It's not usual for a film's deleted scenes to come out on DVD while that film is still in theaters. Not content with his three-hour-long, hyper-dense feature, director Zack Snyder has executive-produced two supplemental short films for DVD, both based on material absent in Watchmen, but present in the comic books the film is based on.

In Alan Moore and Dave Gibbons' Watchmen comics, two meta-textual stories weave in and out of the core story. The first is Tales of the Black Freighter, a comic within a comic about a shipwrecked man driven to madness. The second is Under the Hood: prose selections from the faux memoir of retired superhero Hollis Mason. While the grim, lurid Black Freighter works as an allegorical parallel to Watchmen's main narrative, Under the Hood details the book's meticulously constructed world.

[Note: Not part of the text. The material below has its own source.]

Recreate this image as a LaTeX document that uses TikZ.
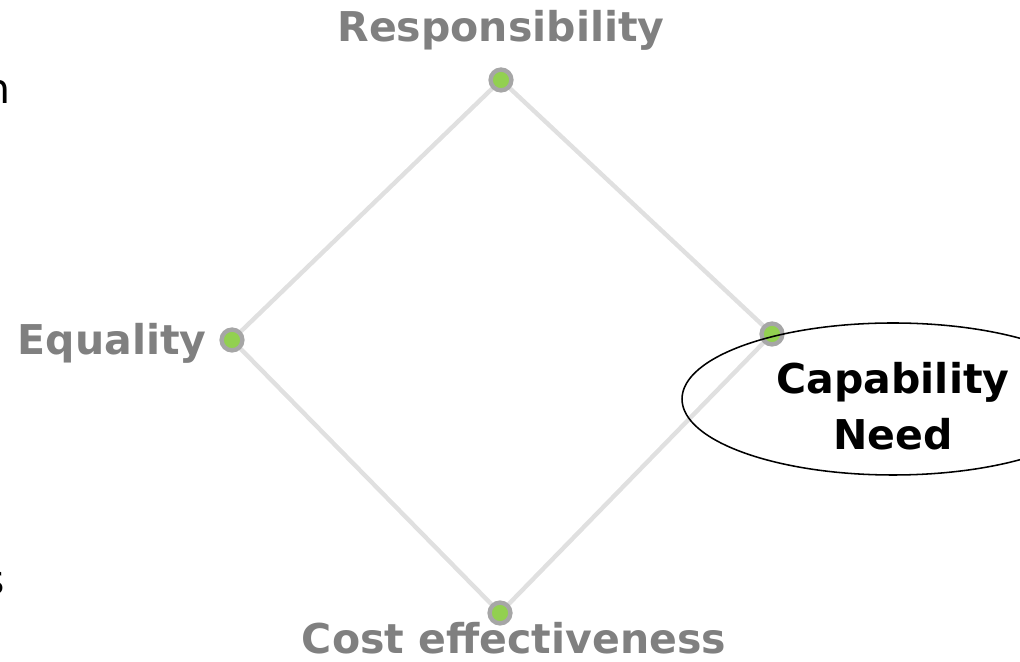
\documentclass[tikz,border=0pt]{standalone}
\usepackage{fontspec}
\setmainfont{DejaVu Sans}
\usepackage{tikz}
\usetikzlibrary{shapes.geometric}
\definecolor{ringgray}{HTML}{A6A6A6}
\definecolor{dotgreen}{HTML}{92D050}
\definecolor{labelgray}{HTML}{808080}
\definecolor{edgegray}{HTML}{E0E0E0}

\begin{document}
\begin{tikzpicture}[
	dot/.style={circle, draw=ringgray, fill=dotgreen, line width=0.11cm, minimum size=0.52cm, inner sep=0pt},
	edge/.style={draw=edgegray, line width=0.11cm},
	corner/.style={font=\fontsize{29.2}{40.5}\selectfont\bfseries, text=labelgray, inner sep=0pt},
	needtext/.style={font=\fontsize{29.2}{40.5}\selectfont\bfseries, align=center, inner sep=0pt},
	cut/.style={font=\fontsize{29.2}{40.5}\selectfont, inner sep=0pt, anchor=base east}
	]
			%%%%% START %%%%%
			
			\useasboundingbox (0, 0) rectangle (25.5, 16.55);
			\clip (0, 0) rectangle (25.5, 16.55);
			
			\coordinate (resp) at (12.525, 14.55);
			\coordinate (equal) at (5.8, 8.05);
			\coordinate (capab) at (19.3, 8.2);
			\coordinate (cost) at (12.5, 1.225);
			
			\draw[edge] (resp) -- (equal) -- (cost) -- (capab) -- (resp);
			
			\node[dot] (respdot) at (resp) {};
			\node[dot] (equaldot) at (equal) {};
			\node[dot] (capabdot) at (capab) {};
			\node[dot] (costdot) at (cost) {};
			
			\node[corner, anchor=base] (resplbl) at (12.525, 15.5) {Responsibility};
			\node[corner, anchor=base east] (equallbl) at (5.175, 7.675) {Equality};
			\node[corner, anchor=base] (costlbl) at (12.85, 0.2) {Cost effectiveness};
			
			\node[ellipse, draw=black, line width=1.1pt, minimum width=10.55cm, minimum height=3.8cm] (need) at (22.325, 6.575) {};
			\node[needtext] (needlbl) at ([yshift=-0.18cm]need.center) {Capability\\Need};
			
			\node[cut] (cuttop) at (0.275, 13.95) {n};
			\node[cut] (cutbot) at (0.125, 1.675) {s};
			
			%%%%% END %%%%%
\end{tikzpicture}
\end{document}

Now, Black Freighter has been adapted to a 26-minute-long animated short, while Hood has become a 40-minute-long, 60 Minutes-style news program from 1985.

Both of these shorts are on one disc, but Under the Hood easily overshadows Black Freighter. Despite a voiceover from 300's Gerard Butler and a pretty sharp use of Nina Simone's "Pirate Jenny," Black Freighter's animation looks stiff and cheap, and the film never captures the existential dread it should. The campy Under the Hood, though, crafts an alternate history of the United States through "interviews" with the film's characters, mock photos, and goofily surreal footage of events like superheroes testifying in front of the House Un-American Activities Committee. Hood feels more like a cheesy curiosity than anything else, but like most Snyder productions, the attention to detail is astounding, and it offers an added layer to the experience of seeing Watchmen in the theater.

If you're looking for the real Watchmen experience, you're still better off with the book—but now, even more than before, it's impossible not to be impressed by the filmmakers' dedication to getting as much of Watchmen onscreen as possible.